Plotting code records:
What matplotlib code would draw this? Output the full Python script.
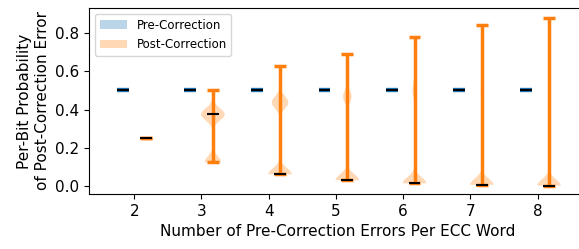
import numpy as np
from matplotlib import pyplot as plt
from matplotlib.patches import Patch

# number of pre-correction errors per ECC word
n_errors = [2, 3, 4, 5, 6, 7, 8]

# pre-correction per-bit error probability (same for every word)
pre_values = [[0.5], [0.5], [0.5], [0.5], [0.5], [0.5], [0.5]]

# post-correction per-bit error probability: (value, count)
post_points = [
    [(0.25, 1)],
    [(0.125, 7), (0.375, 10), (0.5, 1)],
    [(0.0625, 10), (0.4375, 7), (0.625, 1)],
    [(0.03125, 11), (0.46875, 4), (0.6875, 1)],
    [(0.015625, 11), (0.5, 2), (0.78, 1)],
    [(0.0078, 11), (0.5, 1), (0.84, 1)],
    [(0.0039, 12), (0.5, 1), (0.88, 1)],
]
post_values = [np.repeat([v for v, c in pts], [c for v, c in pts]) for pts in post_points]

offset = 0.17
width = 0.35
bw = 0.032


def bw_fixed(kde):
    # fixed kernel width in data units
    return bw / np.std(kde.dataset, ddof=1)


fig = plt.figure(figsize=(5.79, 2.49), dpi=100)
# right edge of the axes runs a little past the figure, as in the original
ax = fig.add_axes([0.154, 0.221, 0.858, 0.747])

pre_pos = [n - offset for n in n_errors]
post_pos = [n + offset for n in n_errors]

vp = ax.violinplot(pre_values, positions=pre_pos, widths=width, showmedians=True)
for b in vp["bodies"]:
    b.set_facecolor("C0")
    b.set_alpha(0.3)
for key in ["cmaxes", "cmins", "cbars"]:
    vp[key].set_color("C0")
    vp[key].set_linewidth(3)
vp["cmedians"].set_color("black")
vp["cmedians"].set_linewidth(1.5)

vp2 = ax.violinplot(post_values, positions=post_pos, widths=width, showmedians=True,
                    bw_method=bw_fixed)
for b in vp2["bodies"]:
    b.set_facecolor("C1")
    b.set_alpha(0.3)
for key in ["cmaxes", "cmins", "cbars"]:
    vp2[key].set_color("C1")
    vp2[key].set_linewidth(2.5)
vp2["cmedians"].set_color("black")
vp2["cmedians"].set_linewidth(1.5)

ax.set_xlim(1.33, 8.72)
ax.set_ylim(-0.04, 0.93)
ax.set_xticks(n_errors)
ax.set_yticks([0.0, 0.2, 0.4, 0.6, 0.8])
ax.tick_params(axis="both", which="major", labelsize=11)
ax.set_xlabel("Number of Pre-Correction Errors Per ECC Word", fontsize=11)
ax.set_ylabel("Per-Bit Probability\nof Post-Correction Error", fontsize=11)

handles = [Patch(facecolor="C0", alpha=0.3), Patch(facecolor="C1", alpha=0.3)]
ax.legend(handles, ["Pre-Correction", "Post-Correction"], loc="upper left", fontsize=8.5,
          handlelength=2.3, labelspacing=0.55)

fig.savefig("out.png", dpi=100)
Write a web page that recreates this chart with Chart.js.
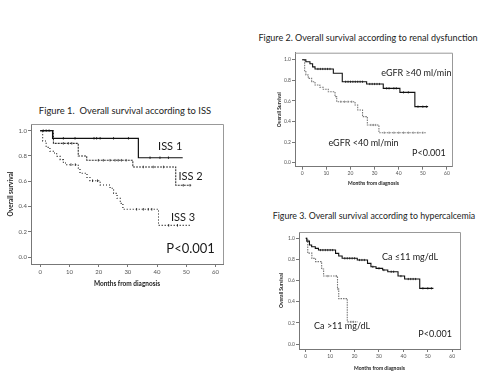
<!DOCTYPE html>
<html>
<head>
<meta charset="utf-8">
<script src="https://cdn.jsdelivr.net/npm/chart.js@4"></script>
<style>
    body { margin: 0; background: #fff; width: 500px; height: 375px; position: relative; overflow: hidden; font-family: Lato, "Open Sans", sans-serif; }
    .fig { position: absolute; }
    .title { position: absolute; white-space: nowrap; color: #222; transform: translate(-50%, -50%); }
</style>
</head>
<body>
<div class="title" style="left:125px; top:110px; font-size:9.4px;">Figure 1.&nbsp; Overall survival according to ISS</div>
<div class="title" style="left:368px; top:37px; font-size:9px;">Figure 2. Overall survival according to renal dysfunction</div>
<div class="title" style="left:374px; top:215px; font-size:8.8px;">Figure 3. Overall survival according to hypercalcemia</div>

<div class="fig" style="left:0; top:118px; width:250px; height:175px;"><canvas id="fig1"></canvas></div>
<div class="fig" style="left:250px; top:45px; width:250px; height:145px;"><canvas id="fig2"></canvas></div>
<div class="fig" style="left:250px; top:225px; width:250px; height:150px;"><canvas id="fig3"></canvas></div>

<script>
// Shared tick labels
const monthTicks = [0, 10, 20, 30, 40, 50, 60];
const survivalTicks = [0, 0.2, 0.4, 0.6, 0.8, 1.0];

// Figure 1 - ISS stages (month of each step, survival after the step)
const iss1Months = [0, 4.2, 33.6, 48.8];
const iss1Surv = [1, 0.94, 0.786, 0.786];
const iss1Censored = [1, 2, 3, 7.9, 11.9, 18.4, 19.3, 20.5, 25.1, 30.2, 37.6, 41.0, 43.9];

const iss2Months = [0, 4.5, 13.0, 15.9, 31.7, 46.4, 51.7];
const iss2Surv = [1, 0.90, 0.80, 0.766, 0.713, 0.568, 0.568];
const iss2Censored = [7.9, 9.6, 10.8, 19.9, 21.6, 23.9, 25.6, 26.7, 27.8, 29.4, 35.3, 38.7, 42.2, 49.0, 51.3];

const iss3Months = [0, 0.8, 2.0, 3.3, 4.5, 5.6, 6.8, 7.9, 9.0, 13.0, 13.6, 16.0, 17.0, 20.5, 23.9, 25.1, 26.3, 27.4, 28.3, 40.5, 51.7];
const iss3Surv = [1, 0.918, 0.868, 0.837, 0.823, 0.797, 0.771, 0.744, 0.731, 0.705, 0.663, 0.63, 0.604, 0.57, 0.544, 0.504, 0.465, 0.425, 0.378, 0.251, 0.251];
const iss3Censored = [10.5, 12, 17.9, 19.6, 33.0, 35.3, 37.0, 38.2, 44, 47];

// Figure 2 - renal function
const egfrHighMonths = [0, 1.5, 3.2, 4.3, 5.3, 12.9, 16.6, 26.7, 33.6, 40.5, 46.7, 52.2];
const egfrHighSurv = [1, 0.98, 0.96, 0.93, 0.91, 0.868, 0.786, 0.764, 0.722, 0.683, 0.544, 0.544];
const egfrHighCensored = [6.5, 7.5, 8.5, 9.5, 10.5, 11.5, 18, 19, 20, 21, 22, 23, 24, 25, 28, 29, 30, 31, 32, 35, 36, 38, 39, 42, 44, 48, 50, 51.5];

const egfrLowMonths = [0, 1.0, 1.5, 2.5, 3.9, 5.3, 7.3, 8.7, 10.8, 13.6, 14.3, 21.9, 23.0, 25.0, 27.0, 31.8, 51.6];
const egfrLowSurv = [1, 0.884, 0.851, 0.819, 0.786, 0.754, 0.732, 0.713, 0.689, 0.641, 0.592, 0.56, 0.512, 0.447, 0.366, 0.291, 0.291];
const egfrLowCensored = [16, 17.5, 19, 20.5, 28.5, 29.5, 30.5, 34, 36, 38, 40, 42, 44, 46, 48, 50];

// Figure 3 - calcium
const caLowMonths = [0, 0.4, 1.5, 2.4, 3.9, 5.2, 12.2, 13.5, 14.9, 21.1, 25.3, 26.7, 28.8, 31.5, 33.6, 37.8, 40.5, 46.7, 52.3];
const caLowSurv = [1, 0.974, 0.937, 0.921, 0.905, 0.889, 0.858, 0.833, 0.811, 0.795, 0.763, 0.731, 0.716, 0.70, 0.684, 0.643, 0.615, 0.527, 0.527];
const caLowCensored = [6, 7, 8, 9, 10, 11, 16, 17, 18, 19, 20, 22, 23, 24, 27.5, 30, 32, 35, 36, 39, 42, 43, 44, 45, 48, 50, 51.5];

const caHighMonths = [0, 0.8, 2.5, 4.0, 6.5, 7.3, 13.0, 13.5, 17.0, 21.3];
const caHighSurv = [1, 0.86, 0.81, 0.78, 0.71, 0.643, 0.52, 0.43, 0.21, 0.21];
const caHighCensored = [9, 12.5, 13.2, 18.5, 19.5];

const fontFamily = 'Lato, "Open Sans", sans-serif';

// Survival value of a step curve at a given month (used to place censor ticks)
function survivalAt(months, surv, t) {
    let value = surv[0];
    for (let i = 0; i < months.length; i++) {
        if (months[i] <= t) value = surv[i];
    }
    return value;
}

// Draws the light frame round the plot area and the text labels inside it
const kmDecorations = {
    id: 'kmDecorations',
    beforeDatasetsDraw(chart) {
        const {ctx, chartArea} = chart;
        ctx.save();
        ctx.strokeStyle = '#999';
        ctx.lineWidth = 1;
        ctx.beginPath();
        ctx.moveTo(chartArea.left, chartArea.top + 0.5);
        ctx.lineTo(chartArea.right + 0.5, chartArea.top + 0.5);
        ctx.lineTo(chartArea.right + 0.5, chartArea.bottom);
        ctx.stroke();
        ctx.restore();
    },
    afterDatasetsDraw(chart, args, opts) {
        const {ctx, scales} = chart;
        ctx.save();
        ctx.fillStyle = '#1a1a1a';
        ctx.textAlign = 'center';
        ctx.textBaseline = 'middle';
        (opts.items || []).forEach(item => {
            ctx.font = `${item.size}px ${fontFamily}`;
            ctx.fillText(item.text, scales.x.getPixelForValue(item.x), scales.y.getPixelForValue(item.y));
        });
        ctx.restore();
    }
};

function buildChart(canvasId, cfg) {
    const datasets = [];

    cfg.series.forEach(s => {
        datasets.push({
            type: 'line',
            data: s.months.map((m, i) => ({x: m, y: s.surv[i]})),
            borderColor: s.color,
            borderWidth: s.width,
            borderDash: s.dash,
            stepped: 'before',
            pointRadius: 0,
            fill: false
        });
        // Censored observations as small vertical ticks
        datasets.push({
            type: 'scatter',
            data: s.censored.map(m => ({x: m, y: survivalAt(s.months, s.surv, m)})),
            pointStyle: 'line',
            rotation: 90,
            pointRadius: cfg.tickRadius,
            borderColor: s.color,
            borderWidth: 0.8,
            showLine: false
        });
    });

    new Chart(document.getElementById(canvasId), {
        data: {datasets},
        options: {
            animation: false,
            responsive: true,
            maintainAspectRatio: false,
            layout: {padding: cfg.padding},
            plugins: {
                legend: {display: false},
                tooltip: {enabled: false},
                kmDecorations: {items: cfg.labels}
            },
            scales: {
                x: {
                    type: 'linear',
                    min: cfg.xRange[0],
                    max: cfg.xRange[1],
                    afterBuildTicks: axis => { axis.ticks = monthTicks.map(v => ({value: v})); },
                    afterFit: scale => { scale.height = cfg.xHeight; },
                    grid: {drawOnChartArea: false, tickLength: 3, color: '#777'},
                    border: {color: '#777'},
                    ticks: {font: {size: cfg.tickSize, family: fontFamily}, color: '#555', padding: 1, maxRotation: 0, autoSkip: false},
                    title: {
                        display: true,
                        text: 'Months from diagnosis',
                        color: '#222',
                        font: {size: cfg.titleSize, weight: 'bold', family: fontFamily},
                        padding: {top: 0, bottom: cfg.xTitlePad}
                    }
                },
                y: {
                    type: 'linear',
                    min: cfg.yRange[0],
                    max: cfg.yRange[1],
                    afterBuildTicks: axis => { axis.ticks = survivalTicks.map(v => ({value: v})); },
                    afterFit: scale => { scale.width = cfg.yWidth; },
                    grid: {drawOnChartArea: false, tickLength: 3, color: '#777'},
                    border: {color: '#777'},
                    ticks: {font: {size: cfg.tickSize, family: fontFamily}, color: '#555', padding: 1, callback: v => v.toFixed(1)},
                    title: {
                        display: true,
                        text: cfg.yTitle,
                        color: '#222',
                        font: {size: cfg.titleSize, weight: 'bold', family: fontFamily},
                        padding: {top: cfg.yTitlePad, bottom: 0}
                    }
                }
            }
        },
        plugins: [kmDecorations]
    });
}

buildChart('fig1', {
    series: [
        {months: iss1Months, surv: iss1Surv, censored: iss1Censored, color: '#111', width: 1.2, dash: []},
        {months: iss2Months, surv: iss2Surv, censored: iss2Censored, color: '#333', width: 1.1, dash: [2, 1]},
        {months: iss3Months, surv: iss3Surv, censored: iss3Censored, color: '#111', width: 1.1, dash: [1, 2]}
    ],
    xRange: [-3.19, 62.6],
    yRange: [-0.055, 1.053],
    padding: {top: 6, right: 27, left: 0, bottom: 0},
    yWidth: 31,
    xHeight: 29,
    tickSize: 6,
    titleSize: 6.5,
    tickRadius: 1.3,
    xTitlePad: 5,
    yTitlePad: 7,
    yTitle: 'Overall survival',
    labels: [
        {text: 'ISS 1', x: 44.5, y: 0.879, size: 11},
        {text: 'ISS 2', x: 51.5, y: 0.636, size: 11},
        {text: 'ISS 3', x: 48.9, y: 0.317, size: 11},
        {text: 'P<0.001', x: 51.5, y: 0.063, size: 13}
    ]
});

buildChart('fig2', {
    series: [
        {months: egfrHighMonths, surv: egfrHighSurv, censored: egfrHighCensored, color: '#111', width: 1.1, dash: []},
        {months: egfrLowMonths, surv: egfrLowSurv, censored: egfrLowCensored, color: '#777', width: 1.1, dash: [1.5, 1]}
    ],
    xRange: [-3.0, 62.1],
    yRange: [-0.039, 1.068],
    padding: {top: 7.7, right: 48, left: 0, bottom: 0},
    yWidth: 45,
    xHeight: 23.3,
    tickSize: 5,
    titleSize: 5,
    tickRadius: 1.1,
    xTitlePad: 4,
    yTitlePad: 26,
    yTitle: 'Overall Survival',
    labels: [
        {text: 'eGFR \u226540 ml/min', x: 47.3, y: 0.871, size: 9},
        {text: 'eGFR <40 ml/min', x: 25.4, y: 0.194, size: 9},
        {text: 'P<0.001', x: 52.5, y: 0.097, size: 9}
    ]
});

buildChart('fig3', {
    series: [
        {months: caLowMonths, surv: caLowSurv, censored: caLowCensored, color: '#111', width: 1.1, dash: []},
        {months: caHighMonths, surv: caHighSurv, censored: caHighCensored, color: '#777', width: 1.1, dash: [1.5, 1]}
    ],
    xRange: [-2.78, 63.2],
    yRange: [-0.047, 1.06],
    padding: {top: 7, right: 40, left: 0, bottom: 0},
    yWidth: 49,
    xHeight: 26,
    tickSize: 5,
    titleSize: 5,
    tickRadius: 1.1,
    xTitlePad: 4,
    yTitlePad: 28,
    yTitle: 'Overall Survival',
    labels: [
        {text: 'Ca \u226411 mg/dL', x: 42.7, y: 0.823, size: 9},
        {text: 'Ca >11 mg/dL', x: 14.9, y: 0.173, size: 9},
        {text: 'P<0.001', x: 53.0, y: 0.095, size: 9}
    ]
});
</script>
</body>
</html>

**What you have to do:** Write out again exactly the lines from the start of the data above through the line containing "n_errors = [2, 3, 4, 5, 6, 7, 8]", inclusive, excluding any pictures.

**Reply to the exercise:**
What matplotlib code would draw this? Output the full Python script.
import numpy as np
from matplotlib import pyplot as plt
from matplotlib.patches import Patch

# number of pre-correction errors per ECC word
n_errors = [2, 3, 4, 5, 6, 7, 8]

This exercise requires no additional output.